Do this -> Set each record down exactly, excluding all images.

[Plotting code records]
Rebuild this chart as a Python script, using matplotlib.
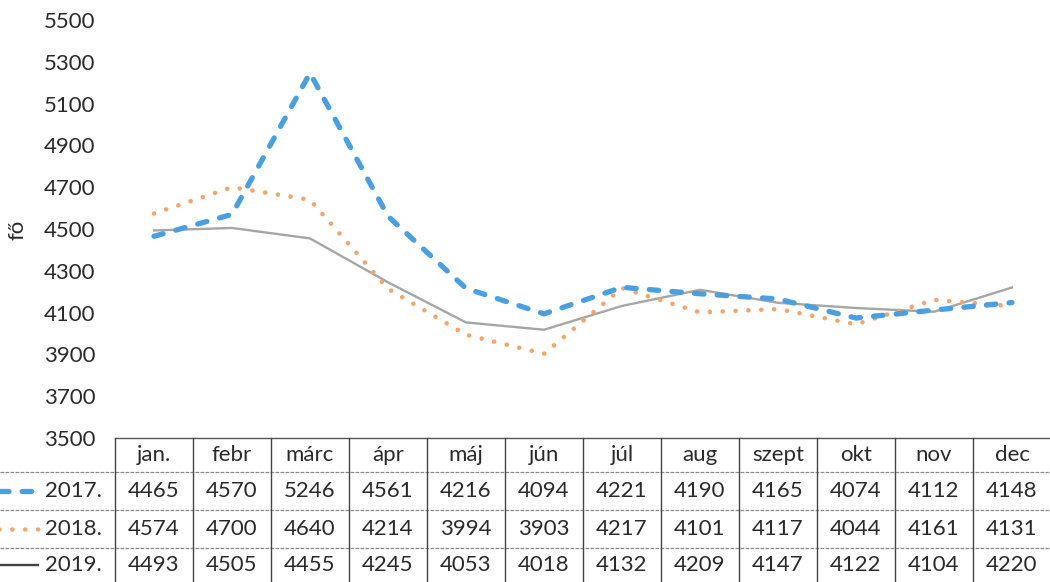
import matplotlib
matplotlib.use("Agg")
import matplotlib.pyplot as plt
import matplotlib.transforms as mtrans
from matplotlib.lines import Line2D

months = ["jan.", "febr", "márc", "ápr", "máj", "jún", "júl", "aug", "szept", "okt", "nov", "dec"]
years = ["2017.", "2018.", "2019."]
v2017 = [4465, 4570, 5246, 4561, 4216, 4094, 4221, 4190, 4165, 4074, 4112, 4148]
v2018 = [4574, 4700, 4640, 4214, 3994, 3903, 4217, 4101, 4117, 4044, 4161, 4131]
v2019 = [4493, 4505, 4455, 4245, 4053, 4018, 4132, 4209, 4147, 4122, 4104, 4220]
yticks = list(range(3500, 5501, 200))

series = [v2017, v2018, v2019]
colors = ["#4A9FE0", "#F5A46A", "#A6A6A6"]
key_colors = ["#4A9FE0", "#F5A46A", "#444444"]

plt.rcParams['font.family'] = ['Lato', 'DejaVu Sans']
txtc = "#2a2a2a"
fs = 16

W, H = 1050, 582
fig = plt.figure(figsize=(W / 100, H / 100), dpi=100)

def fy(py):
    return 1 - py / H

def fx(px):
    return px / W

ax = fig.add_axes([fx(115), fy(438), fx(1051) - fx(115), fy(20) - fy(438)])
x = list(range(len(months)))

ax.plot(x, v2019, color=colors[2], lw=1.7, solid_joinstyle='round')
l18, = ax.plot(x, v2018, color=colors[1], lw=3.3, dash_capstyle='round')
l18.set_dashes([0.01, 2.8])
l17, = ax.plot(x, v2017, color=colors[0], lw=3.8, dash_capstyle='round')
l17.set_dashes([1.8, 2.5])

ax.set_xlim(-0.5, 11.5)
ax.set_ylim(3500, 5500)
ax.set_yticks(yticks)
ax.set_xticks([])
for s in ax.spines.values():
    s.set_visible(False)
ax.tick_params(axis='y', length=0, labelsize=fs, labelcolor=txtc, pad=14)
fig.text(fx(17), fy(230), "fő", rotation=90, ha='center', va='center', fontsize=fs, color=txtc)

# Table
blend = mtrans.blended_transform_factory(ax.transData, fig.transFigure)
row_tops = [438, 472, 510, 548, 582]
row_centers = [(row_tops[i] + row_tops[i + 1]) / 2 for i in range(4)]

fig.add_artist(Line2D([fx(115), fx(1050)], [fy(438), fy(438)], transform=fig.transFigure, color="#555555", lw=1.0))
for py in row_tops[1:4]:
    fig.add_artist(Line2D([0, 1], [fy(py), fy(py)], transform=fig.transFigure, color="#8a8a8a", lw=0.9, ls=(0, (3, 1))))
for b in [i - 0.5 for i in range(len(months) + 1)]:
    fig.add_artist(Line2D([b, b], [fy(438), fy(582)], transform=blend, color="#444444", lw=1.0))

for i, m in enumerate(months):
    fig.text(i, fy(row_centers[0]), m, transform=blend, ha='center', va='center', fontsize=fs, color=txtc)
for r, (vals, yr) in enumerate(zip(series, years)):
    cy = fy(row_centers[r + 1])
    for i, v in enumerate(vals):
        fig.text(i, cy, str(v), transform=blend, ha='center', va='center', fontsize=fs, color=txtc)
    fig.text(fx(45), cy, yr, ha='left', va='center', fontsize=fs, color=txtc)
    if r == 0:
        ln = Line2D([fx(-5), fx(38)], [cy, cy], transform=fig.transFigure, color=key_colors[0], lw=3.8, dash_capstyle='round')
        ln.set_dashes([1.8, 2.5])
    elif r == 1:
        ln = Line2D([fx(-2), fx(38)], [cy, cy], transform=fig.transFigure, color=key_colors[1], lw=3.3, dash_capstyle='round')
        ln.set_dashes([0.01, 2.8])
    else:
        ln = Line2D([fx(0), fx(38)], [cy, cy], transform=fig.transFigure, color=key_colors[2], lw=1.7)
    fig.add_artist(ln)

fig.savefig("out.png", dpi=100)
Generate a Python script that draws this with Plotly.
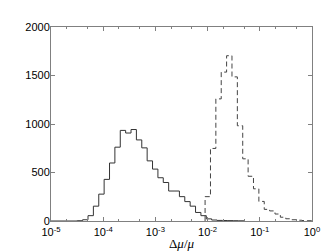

In response ->
Rebuild this chart as a Python script, using matplotlib.
import matplotlib
matplotlib.use("Agg")
import matplotlib.pyplot as plt
import matplotlib.transforms as mtrans
from matplotlib.lines import Line2D

months = ["jan.", "febr", "márc", "ápr", "máj", "jún", "júl", "aug", "szept", "okt", "nov", "dec"]
years = ["2017.", "2018.", "2019."]
v2017 = [4465, 4570, 5246, 4561, 4216, 4094, 4221, 4190, 4165, 4074, 4112, 4148]
v2018 = [4574, 4700, 4640, 4214, 3994, 3903, 4217, 4101, 4117, 4044, 4161, 4131]
v2019 = [4493, 4505, 4455, 4245, 4053, 4018, 4132, 4209, 4147, 4122, 4104, 4220]
yticks = list(range(3500, 5501, 200))

series = [v2017, v2018, v2019]
colors = ["#4A9FE0", "#F5A46A", "#A6A6A6"]
key_colors = ["#4A9FE0", "#F5A46A", "#444444"]

plt.rcParams['font.family'] = ['Lato', 'DejaVu Sans']
txtc = "#2a2a2a"
fs = 16

W, H = 1050, 582
fig = plt.figure(figsize=(W / 100, H / 100), dpi=100)

def fy(py):
    return 1 - py / H

def fx(px):
    return px / W

ax = fig.add_axes([fx(115), fy(438), fx(1051) - fx(115), fy(20) - fy(438)])
x = list(range(len(months)))

ax.plot(x, v2019, color=colors[2], lw=1.7, solid_joinstyle='round')
l18, = ax.plot(x, v2018, color=colors[1], lw=3.3, dash_capstyle='round')
l18.set_dashes([0.01, 2.8])
l17, = ax.plot(x, v2017, color=colors[0], lw=3.8, dash_capstyle='round')
l17.set_dashes([1.8, 2.5])

ax.set_xlim(-0.5, 11.5)
ax.set_ylim(3500, 5500)
ax.set_yticks(yticks)
ax.set_xticks([])
for s in ax.spines.values():
    s.set_visible(False)
ax.tick_params(axis='y', length=0, labelsize=fs, labelcolor=txtc, pad=14)
fig.text(fx(17), fy(230), "fő", rotation=90, ha='center', va='center', fontsize=fs, color=txtc)

# Table
blend = mtrans.blended_transform_factory(ax.transData, fig.transFigure)
row_tops = [438, 472, 510, 548, 582]
row_centers = [(row_tops[i] + row_tops[i + 1]) / 2 for i in range(4)]

fig.add_artist(Line2D([fx(115), fx(1050)], [fy(438), fy(438)], transform=fig.transFigure, color="#555555", lw=1.0))
for py in row_tops[1:4]:
    fig.add_artist(Line2D([0, 1], [fy(py), fy(py)], transform=fig.transFigure, color="#8a8a8a", lw=0.9, ls=(0, (3, 1))))
for b in [i - 0.5 for i in range(len(months) + 1)]:
    fig.add_artist(Line2D([b, b], [fy(438), fy(582)], transform=blend, color="#444444", lw=1.0))

for i, m in enumerate(months):
    fig.text(i, fy(row_centers[0]), m, transform=blend, ha='center', va='center', fontsize=fs, color=txtc)
for r, (vals, yr) in enumerate(zip(series, years)):
    cy = fy(row_centers[r + 1])
    for i, v in enumerate(vals):
        fig.text(i, cy, str(v), transform=blend, ha='center', va='center', fontsize=fs, color=txtc)
    fig.text(fx(45), cy, yr, ha='left', va='center', fontsize=fs, color=txtc)
    if r == 0:
        ln = Line2D([fx(-5), fx(38)], [cy, cy], transform=fig.transFigure, color=key_colors[0], lw=3.8, dash_capstyle='round')
        ln.set_dashes([1.8, 2.5])
    elif r == 1:
        ln = Line2D([fx(-2), fx(38)], [cy, cy], transform=fig.transFigure, color=key_colors[1], lw=3.3, dash_capstyle='round')
        ln.set_dashes([0.01, 2.8])
    else:
        ln = Line2D([fx(0), fx(38)], [cy, cy], transform=fig.transFigure, color=key_colors[2], lw=1.7)
    fig.add_artist(ln)

fig.savefig("out.png", dpi=100)
Generate a Python script that draws this with Plotly.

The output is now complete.